Art/ Collection/ Art Object

Headrest

Date:
19th–20th century
Geography:
Zimbabwe
Culture:
Shona peoples
Medium:
Wood and elephant hair
Dimensions:
H. 4 x W. 2 1/2 x D. 6 3/4 in. (10.2 x 6.4 x 17.1 cm)
Classification:
Wood-Furniture
Credit Line:
Gift of Drs. James J. and Gladys W. Strain, 2001
Accession Number:
2001.759.1
On view at The Met Fifth Avenue in Gallery 352
The use of headrests in southern Africa is ancient and has been traced back to the twelfth-century archaeological site of Mapungubwe, an urban center along the Limpopo River. There, evidence of gold sheeting believed to have adorned a long-disintegrated wooden headrest has been recovered.
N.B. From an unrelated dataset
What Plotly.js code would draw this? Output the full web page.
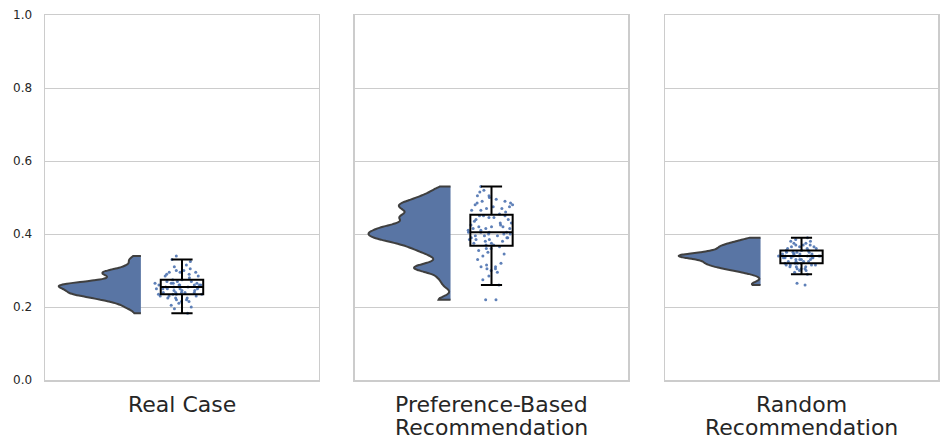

While headrests were designed to serve a functional purpose--to support the head while sleeping in order to protect elaborate hairstyles--their intimate connection with their owners is such that they are also seen as precious vehicles for communicating with an ancestral realm. In many instances, such artifacts are buried with their owners along with other personal items.
The design of such works is reflected in a range of regional styles. Shona sculptors and their neighbors to the southeast, the Tsonga, have been credited with the most varied formal solutions to the carving of the support element.